Much of the research on human episodic memory has come from experiments conducted in the laboratory (Misra et al., 2018). These studies typically present and test participants on random lists of words and researchers can control the selection and ordering of the word lists as well as the timing intervals used at study and test. However, a recent body of literature questions whether lab-based memory findings can be extrapolated beyond the laboratory settings in which they were obtained (Fonti, 2021). A reliable, yet perplexing, memory effect relates to word frequency. The relative frequency with which a word occurs in language can either assist or impede memory performance depending on the task. In a laboratory free recall task, where participants are presented with a list of words and told to recall them in any order, performance is better for high-frequency (i.e., common) words compared to low-frequency (i.e., rare) words (Gillund & Shiffrin, 1984). Conversely, in a laboratory recognition task, where participants study a list of words and at test have to discriminate between words that were on the study list and words that were not, performance is better for low-frequency words compared to high-frequency words. A number of explanations have been proposed to account for the frequency effect findings in free recall. What all of these accounts have in common, however, is that they were established in the laboratory. To better capture everyday memory processes, researchers must evaluate these findings in real-world paradigms.
Research Questions / Hypotheses
It is hypothesised that discriminability (and performance) will be greater for low-frequency locations and emails compared to high-frequency locations and emails. This will be measured using SDT and d’ will be larger for low-frequency items. There will also be a criterion bias towards responding with a high-frequency location and email compared to a low-frequency location and email. This will, again, be measured using SDT and the C criterion will be negative for high-frequency items. If interitem associations play a role in the high-frequency (correct) recall advantage, then the contiguity effect would be larger for high-frequency locations and emails compared to low-frequency locations and emails. Sequential responses with small lag values will thus be more probable for high-frequency items than low-frequency items. If, on the other hand, order-information is important then the asymmetry effect would be larger for high-frequency locations and emails compared to low-frequency locations and emails. Sequential responses with positive lag values will thus be more probable for high-frequency items compared to low-frequency items.
A total of 18 participants signed up to the study; of which only 3 completed Part 1. All of these participants were not eligible to complete Part 2 of the study because they did not have their Google Map Location Services enabled. Therefore, no one completed the study (both Part 1 and Part 2).
Participants were required to sign up for an https://unforgettable.me account and were asked to collect 30-days of Google Map location and email data.

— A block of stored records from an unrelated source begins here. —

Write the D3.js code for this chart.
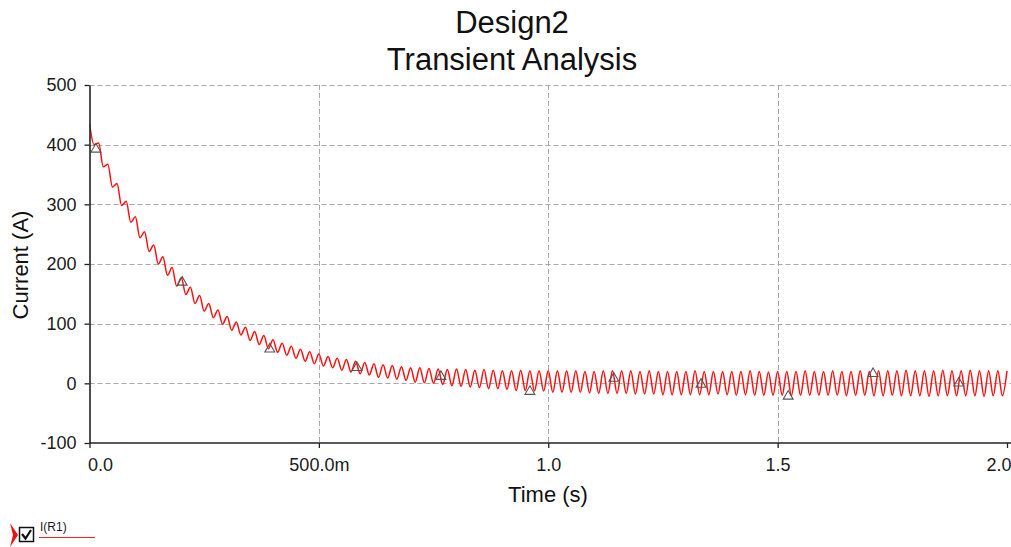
<!DOCTYPE html>
<html>
<head>
<meta charset="utf-8">
<script src="https://cdn.jsdelivr.net/npm/d3@7"></script>
<style>
  html, body { margin: 0; padding: 0; background: #fff; }
  svg { display: block; font-family: "Liberation Sans", Arial, sans-serif; }
</style>
</head>
<body>
<svg id="chart" width="1011" height="547"></svg>
<script>
const sampleStep = 0.01;
const currentR1 = [
    435, 400, 403, 363, 367, 329, 335, 298, 305, 270,
    279, 244, 254, 221, 232, 200, 212, 181, 194, 163,
    177, 149, 161, 134, 147, 121, 134, 110, 123, 99,
    112, 89, 103, 81, 94, 72, 87, 65, 80, 58,
    73, 52, 67, 47, 62, 42, 57, 37, 53, 33,
    49, 29, 45, 26, 42, 22, 40, 19, 37, 16,
    35, 14, 33, 10, 31, 9, 30, 7, 28, 5,
    26, 2, 26, 1, 25, 0, 24, -2, 23, -4,
    24, -5, 23, -6, 22, -7, 23, -9, 22, -9,
    21, -10, 21, -12, 22, -12, 21, -13, 21, -13,
    21, -15, 21, -15, 21, -15, 21, -15, 20, -16,
    20, -17, 21, -17, 21, -17, 21, -17, 21, -18,
    20, -18, 21, -18, 20, -19, 20, -19, 20, -19,
    20, -19, 21, -19, 20, -19, 20, -18, 20, -19,
    20, -20, 20, -19, 21, -20, 20, -20, 19, -20,
    20, -20, 20, -21, 20, -20, 21, -20, 20, -20,
    20, -20, 21, -20, 20, -21, 20, -20, 21, -20,
    20, -21, 21, -21, 21, -20, 21, -21, 22, -21,
    21, -21, 21, -22, 21, -21, 22, -21, 21, -21,
    21, -21, 22, -21, 21, -22, 21, -21, 21, -21,
    21
];

// triangle probe markers drawn on the trace
const markerTimes = [0.014, 0.202, 0.393, 0.583, 0.766, 0.960, 1.143, 1.333, 1.523, 1.708, 1.895];
const markerValues = [394, 171, 59, 28, 13, -12, 10, 0, -20, 18, 2];

const yTicks = [-100, 0, 100, 200, 300, 400, 500];
const xTicks = [0, 0.5, 1.0, 1.5, 2.0];
const xTickLabels = ["0.0", "500.0m", "1.0", "1.5", "2.0"];

const titleLines = ["Design2", "Transient Analysis"];

const svg = d3.select("#chart");
const plotLeft = 89.5, plotRight = 1011, plotTop = 85, plotBottom = 443;

const x = d3.scaleLinear().domain([0, 2]).range([plotLeft, 1007]);
const y = d3.scaleLinear().domain([-100, 500]).range([plotBottom, plotTop]);

// title
svg.selectAll("text.title")
    .data(titleLines)
    .enter().append("text")
    .attr("class", "title")
    .attr("x", 512)
    .attr("y", (d, i) => 33 + i * 37)
    .attr("text-anchor", "middle")
    .attr("font-size", 31)
    .attr("fill", "#111")
    .text(d => d);

// grid
const grid = svg.append("g")
    .attr("stroke", "#a8a8a8")
    .attr("stroke-width", 1)
    .attr("stroke-dasharray", "5,3");

grid.selectAll("line.h")
    .data(yTicks.filter(d => d > -100))
    .enter().append("line")
    .attr("x1", plotLeft).attr("x2", plotRight)
    .attr("y1", d => Math.round(y(d)) + 0.5)
    .attr("y2", d => Math.round(y(d)) + 0.5);

grid.selectAll("line.v")
    .data(xTicks.filter(d => d > 0 && d < 2))
    .enter().append("line")
    .attr("x1", d => Math.round(x(d)) + 0.5)
    .attr("x2", d => Math.round(x(d)) + 0.5)
    .attr("y1", plotTop).attr("y2", plotBottom);

// trace
svg.append("clipPath").attr("id", "plotclip")
    .append("rect")
    .attr("x", plotLeft).attr("y", 0)
    .attr("width", plotRight - plotLeft).attr("height", plotBottom + 5);

const line = d3.line()
    .x((d, i) => x(i * sampleStep))
    .y(d => y(d))
    .curve(d3.curveMonotoneX);

svg.append("path")
    .datum(currentR1)
    .attr("clip-path", "url(#plotclip)")
    .attr("fill", "none")
    .attr("stroke", "#ff1010")
    .attr("stroke-width", 1.5)
    .attr("d", line);

// markers
svg.selectAll("path.marker")
    .data(markerTimes)
    .enter().append("path")
    .attr("class", "marker")
    .attr("transform", (d, i) => "translate(" + x(d) + "," + (y(markerValues[i]) + 1) + ")")
    .attr("d", d3.symbol().type(d3.symbolTriangle).size(42))
    .attr("fill", "none")
    .attr("stroke", "#555")
    .attr("stroke-width", 1.1);

// axes
const yAxis = d3.axisLeft(y).tickValues(yTicks).tickSize(5).tickSizeOuter(0).tickPadding(8)
    .tickFormat(d => String(d));
const yg = svg.append("g").attr("transform", "translate(" + plotLeft + ",0)").call(yAxis);
yg.select(".domain").attr("stroke", "#222").attr("stroke-width", 1.6);
yg.selectAll(".tick line").attr("stroke", "#222").attr("stroke-width", 1.3);
yg.selectAll(".tick text")
    .attr("font-size", 18)
    .attr("font-family", "Liberation Sans, Arial, sans-serif")
    .attr("fill", "#1a1a1a");

const xAxis = d3.axisBottom(x).tickValues(xTicks).tickSize(5).tickSizeOuter(0).tickPadding(10)
    .tickFormat((d, i) => xTickLabels[i]);
const xg = svg.append("g").attr("transform", "translate(0," + plotBottom + ")").call(xAxis);
xg.select(".domain").attr("stroke", "#222").attr("stroke-width", 1.6)
    .attr("d", "M" + plotLeft + ",0H" + plotRight);
xg.selectAll(".tick line").attr("stroke", "#222").attr("stroke-width", 1.3);
xg.selectAll(".tick text")
    .attr("font-size", 18)
    .attr("font-family", "Liberation Sans, Arial, sans-serif")
    .attr("fill", "#1a1a1a")
    .attr("text-anchor", (d, i) => i === 0 ? "start" : (i === xTicks.length - 1 ? "end" : "middle"))
    .attr("dx", (d, i) => i === 0 ? -2 : (i === xTicks.length - 1 ? 4 : 0));

// axis titles
svg.append("text")
    .attr("x", 548).attr("y", 502)
    .attr("text-anchor", "middle")
    .attr("font-size", 22)
    .attr("fill", "#111")
    .text("Time (s)");

svg.append("text")
    .attr("transform", "translate(28,265) rotate(-90)")
    .attr("text-anchor", "middle")
    .attr("font-size", 22)
    .attr("fill", "#111")
    .text("Current (A)");

// legend
const legend = svg.append("g");
legend.append("path")
    .attr("d", "M10,523 L18,535 L10,547 L13,535 Z")
    .attr("fill", "#ee1010");
legend.append("rect")
    .attr("x", 19.5).attr("y", 527.5).attr("width", 14).attr("height", 14)
    .attr("fill", "#fff").attr("stroke", "#111").attr("stroke-width", 1.5);
legend.append("path")
    .attr("d", "M22,534 L25.5,538.5 L31,530")
    .attr("fill", "none").attr("stroke", "#111").attr("stroke-width", 2.2);
legend.append("text")
    .attr("x", 40).attr("y", 531)
    .attr("font-size", 12)
    .attr("fill", "#1a1a1a")
    .text("I(R1)");
legend.append("line")
    .attr("x1", 39).attr("x2", 95).attr("y1", 537.5).attr("y2", 537.5)
    .attr("stroke", "#ff2020").attr("stroke-width", 1.2);
</script>
</body>
</html>
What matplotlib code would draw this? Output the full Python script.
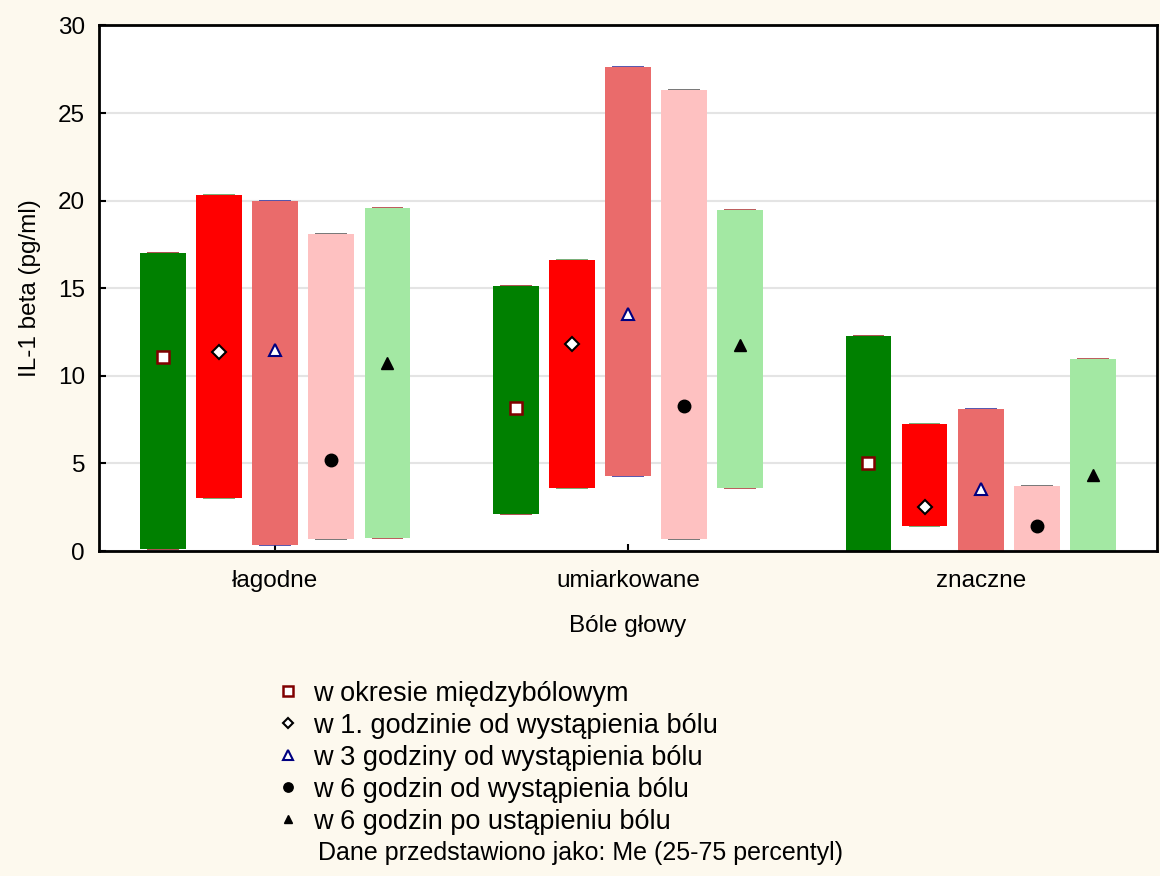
import numpy as np
import matplotlib
matplotlib.use('Agg')
import matplotlib.pyplot as plt

plt.rcParams['font.family'] = ['Liberation Sans', 'DejaVu Sans']

# Headache severity groups
groups = ['łagodne', 'umiarkowane', 'znaczne']

series_labels = [
    'w okresie międzybólowym',
    'w 1. godzinie od wystąpienia bólu',
    'w 3 godziny od wystąpienia bólu',
    'w 6 godzin od wystąpienia bólu',
    'w 6 godzin po ustąpieniu bólu',
]

# median, 25th and 75th percentile per series, one value per group
median = [
    [11.1, 8.15, 5.05],
    [11.35, 11.8, 2.5],
    [11.5, 13.5, 3.55],
    [5.2, 8.25, 1.4],
    [10.75, 11.75, 4.35],
]
p25 = [
    [0.1, 2.1, 0.0],
    [3.0, 3.6, 1.45],
    [0.35, 4.3, 0.0],
    [0.7, 0.7, 0.0],
    [0.75, 3.6, 0.0],
]
p75 = [
    [17.0, 15.1, 12.25],
    [20.3, 16.6, 7.25],
    [20.0, 27.6, 8.1],
    [18.1, 26.3, 3.7],
    [19.6, 19.45, 10.95],
]

bar_colors = ['#008000', '#ff0000', '#ea6b6b', '#fec1c1', '#a3e8a3']
cap_colors = ['#a03030', '#60a060', '#3a3aa0', '#606060', '#b04040']
marker_styles = [
    dict(marker='s', mfc='white', mec='#800000', ms=9, mew=1.8),
    dict(marker='D', mfc='white', mec='black', ms=7, mew=1.5),
    dict(marker='^', mfc='white', mec='#000080', ms=9, mew=1.5),
    dict(marker='o', mfc='black', mec='black', ms=9, mew=1),
    dict(marker='^', mfc='black', mec='black', ms=8, mew=1),
]

bg = '#fdf9ee'
fs = 17.5
fig = plt.figure(figsize=(11.6, 8.76), dpi=100, facecolor=bg)
ax = fig.add_axes([0.0853, 0.371, 0.9121, 0.600])
ax.set_facecolor('white')

x = np.arange(len(groups))
step = 0.159
width = 0.13
handles = []
for i in range(len(series_labels)):
    xs = x + (i - 2) * step
    lo = np.array(p25[i])
    hi = np.array(p75[i])
    # thin caps at the quartile ends, partly hidden behind the bar
    ax.hlines(np.concatenate([lo, hi]), np.tile(xs, 2) - 0.045, np.tile(xs, 2) + 0.045,
              colors=cap_colors[i], lw=1.2, zorder=1.5)
    ax.bar(xs, hi - lo, bottom=lo, width=width, color=bar_colors[i], zorder=2)
    ln, = ax.plot(xs, median[i], ls='none', zorder=3, label=series_labels[i],
                  **marker_styles[i])
    handles.append(ln)

ax.set_xlim(-0.5, 2.5)
ax.set_ylim(0, 30)
ax.set_yticks(np.arange(0, 31, 5))
ax.set_xticks(x)
ax.set_xticklabels(groups)
ax.yaxis.grid(True, color='#e4e4e4', lw=1.5, zorder=0)
ax.set_axisbelow(True)
ax.tick_params(direction='in', length=5, width=1.5, labelsize=fs)
ax.tick_params(axis='x', pad=14)
ax.tick_params(axis='y', pad=10)
for s in ax.spines.values():
    s.set_linewidth(2)

ax.set_xlabel('Bóle głowy', fontsize=fs, labelpad=16)
ax.set_ylabel('IL-1 beta (pg/ml)', fontsize=fs, labelpad=12)

leg = fig.legend(handles=handles, loc='upper left', bbox_to_anchor=(0.2297, 0.235),
                 frameon=False, fontsize=19.5, markerscale=0.75, handlelength=0.8,
                 handletextpad=0.52, labelspacing=0.22, borderaxespad=0)
fig.text(0.274, 0.026, 'Dane przedstawiono jako: Me (25-75 percentyl)',
         fontsize=18, va='center', ha='left')

fig.savefig('out.png', dpi=100, facecolor=bg)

Once they uploaded this data to their unforgettable.me account, a test appeared in their account on the unforgettable.me site. For a given day, this test asked participants to select the locations they had visited and the people they had emailed. It takes approximately 60 minutes to complete. In Part 1 of this study, participants attended a zoom meeting with the researcher where they received instructions on how to download their Google location and email data. Participants were also shown how to create an unforgettable.me account and how to upload their data for the memory task. In Part 2, participants completed their unique memory task on the unforgettable.me website.
This is an ongoing study, and the data has not yet been analysed. The findings are expected to be in line with the aforementioned hypotheses.
Given that the results have not yet been reported, they cannot be interpreted at this stage. This study is part of a Fourth Year Honours research project.